Uma trégua da natureza no meio do caminho. Wellington nos apresenta as bromélias. Elas nascem no solo, mas há as que preferem as sombras nos troncos de árvores e as que procuram luzes difusas. As bromélias são capazes de grande absorção de água, por isso a adubação líquida é a mais recomendável para o seu cultivo. Bebemos então a água que brotava dessas plantas. Depois, o guia nos instruiu:


— Sempre que estiverem numa aventura no meio da mata, a cada 200 metros façam uma marca nos troncos das árvores. Isso evita que vocês se percam. Conheço bem essa trilha, por isso não preciso demarcar o caminho.


Em seguida, avistamos os cipós, uma planta lenhosa e trepadeira, firme como corda. Típico das florestas tropicais, o cipó nasce próximo a uma árvore da espécie já existente.
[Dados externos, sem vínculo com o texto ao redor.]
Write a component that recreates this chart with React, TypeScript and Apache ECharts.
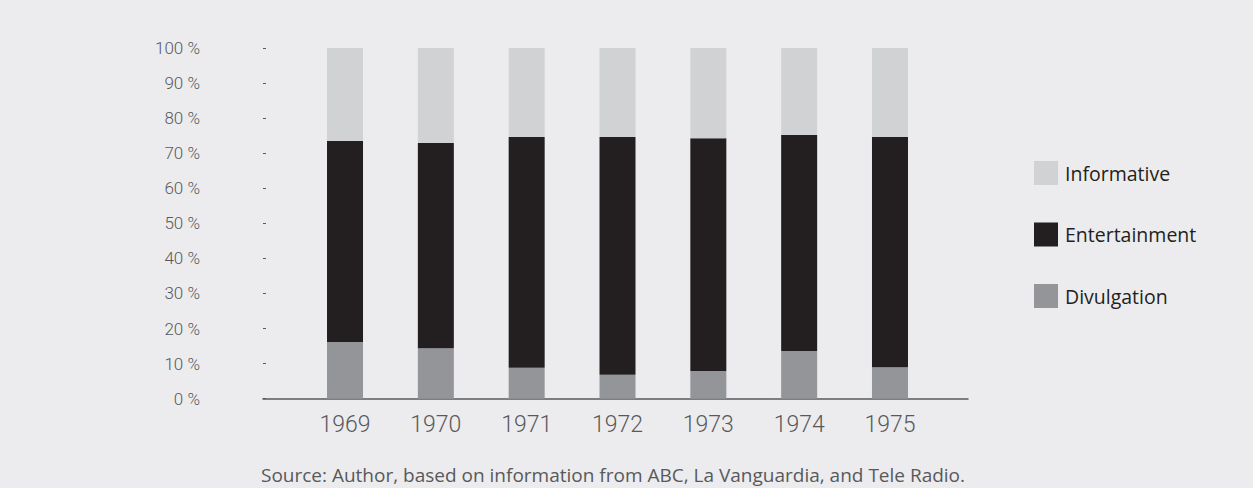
import React, { useEffect, useRef } from "react";
import * as echarts from "echarts";

const years = ["1969", "1970", "1971", "1972", "1973", "1974", "1975"];
const divulgation = [16.2, 14.4, 8.8, 6.8, 7.9, 13.6, 9.0];
const entertainment = [57.3, 58.5, 65.8, 67.8, 66.4, 61.6, 65.6];
const informative = [26.5, 27.1, 25.4, 25.4, 25.7, 24.8, 25.4];
const sourceNote = "Source: Author, based on information from ABC, La Vanguardia, and Tele Radio.";

const BG = "#ececee";
const C_INF = "#d1d2d4";
const C_ENT = "#231f20";
const C_DIV = "#939598";
const AXIS = "#58595b";
const NARROW = "'Roboto', sans-serif";
const SANS = "'Open Sans', 'Noto Sans', sans-serif";

export default function App() {
  const ref = useRef<HTMLDivElement>(null);
  useEffect(() => {
    document.body.style.margin = "0";
    document.body.style.background = BG;
    const chart = echarts.init(ref.current!, null, { renderer: "svg" });
    chart.setOption({
      animation: false,
      backgroundColor: BG,
      grid: [
        { left: 299.6, right: 317.6, top: 48, bottom: 89.3 },
        { left: 263, right: 285, top: 48, bottom: 89.3 },
      ],
      legend: {
        orient: "vertical",
        left: 1029,
        top: 156,
        itemWidth: 24,
        itemHeight: 24,
        itemGap: 37.5,
        icon: "rect",
        data: ["Informative", "Entertainment", "Divulgation"],
        textStyle: { fontFamily: SANS, fontSize: 19.5, color: C_ENT, padding: [0, 0, 0, 2] },
      },
      xAxis: [
        {
          type: "category",
          gridIndex: 0,
          data: years,
          axisLine: { show: false },
          axisTick: { show: false },
          axisLabel: { fontFamily: NARROW, fontWeight: 300, fontSize: 23, color: AXIS, margin: 14 },
        },
        {
          type: "value",
          gridIndex: 1,
          min: 0,
          max: 1,
          axisLine: { show: true, lineStyle: { color: AXIS, width: 1.5 } },
          axisTick: { show: false },
          axisLabel: { show: false },
          splitLine: { show: false },
        },
      ],
      yAxis: [
        {
          type: "value",
          gridIndex: 0,
          min: 0,
          max: 100,
          interval: 10,
          show: false,
          splitLine: { show: false },
        },
        {
          type: "value",
          gridIndex: 1,
          min: 0,
          max: 100,
          interval: 10,
          axisLine: { show: false },
          axisTick: { show: true, inside: true, length: 3, lineStyle: { color: AXIS, width: 1 } },
          splitLine: { show: false },
          axisLabel: {
            formatter: "{value} %",
            fontFamily: NARROW,
            fontWeight: 300,
            fontSize: 17,
            color: AXIS,
            margin: 63,
          },
        },
      ],
      series: [
        {
          name: "Divulgation",
          type: "bar",
          stack: "total",
          xAxisIndex: 0,
          yAxisIndex: 0,
          barWidth: 36,
          itemStyle: { color: C_DIV },
          data: divulgation,
        },
        {
          name: "Entertainment",
          type: "bar",
          stack: "total",
          xAxisIndex: 0,
          yAxisIndex: 0,
          barWidth: 36,
          itemStyle: { color: C_ENT },
          data: entertainment,
        },
        {
          name: "Informative",
          type: "bar",
          stack: "total",
          xAxisIndex: 0,
          yAxisIndex: 0,
          barWidth: 36,
          itemStyle: { color: C_INF },
          data: informative,
        },
      ],
      graphic: [
        {
          type: "text",
          x: 613,
          y: 484,
          style: {
            text: sourceNote,
            fontFamily: SANS,
            fontSize: 19,
            fill: AXIS,
            textAlign: "center",
            textVerticalAlign: "bottom",
          },
        },
      ],
    });
    return () => chart.dispose();
  }, []);
  return (
    <div
      ref={ref}
      style={{ position: "fixed", left: 0, top: 0, width: 1253, height: 488, background: BG }}
    />
  );
}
Esse processo ocorre para que as árvores mais novas assimilarem os nutrientes das mais velhas, até as árvores mais antigas morrerem. Todo este processo é facilmente visto na trilha rumo ao Véu da Noiva.


— Muito cuidado onde colocam as mãos — alerta o guia. — Nem sempre os que estão entrelaçados nas árvores são cipós às vezes, são cobras e a defesa delas são os ataques.


As cobras que costumam ficar nesse tipo de árvores não são venenosas, mas o ferimento demora a cicatrizar. Após uma hora e meia de aventura é preciso atravessar um pedaço complicado, até mesmo para quem está acostumado a fazer aventura. Para facilitar o acesso que a natureza insiste em dificultar, foram coladas duas cordas para uma travessia por um barranco bem estreito. Uma pedra com uns 80 centímetros — mal passam os dois pés juntos — fica rente à encosta da mata. É preciso segurar bem firme e se apoiar na corda a cada passo. O vento no corpo e as pedrinhas caindo no precipício, que não é tão fundo observando-se de cima da pedra. Mas uma queda daquela altura pode levar à morte.


— Será que vou conseguir? — indagou Patrícia.


Depois de passar o sufoco da corda e do precipício, mais uma ribanceira a ser escalada. Agora, escorregamos muito nas pedras e as águas da cachoeira dificultam mais ainda a travessia. Após meia hora neste último trecho, enfim chegamos ao Véu da Noiva. No total foram duas horas e cinco minutos de caminhada até a última cachoeira do parque.


— Graças a Deus, aqui estamos! Este é o Véu da Noiva — apresenta Wellington.


Os aventureiros vibram e até mesmo gritam de alegria. As vozes multiplicadas formam ecos. A acústica natural.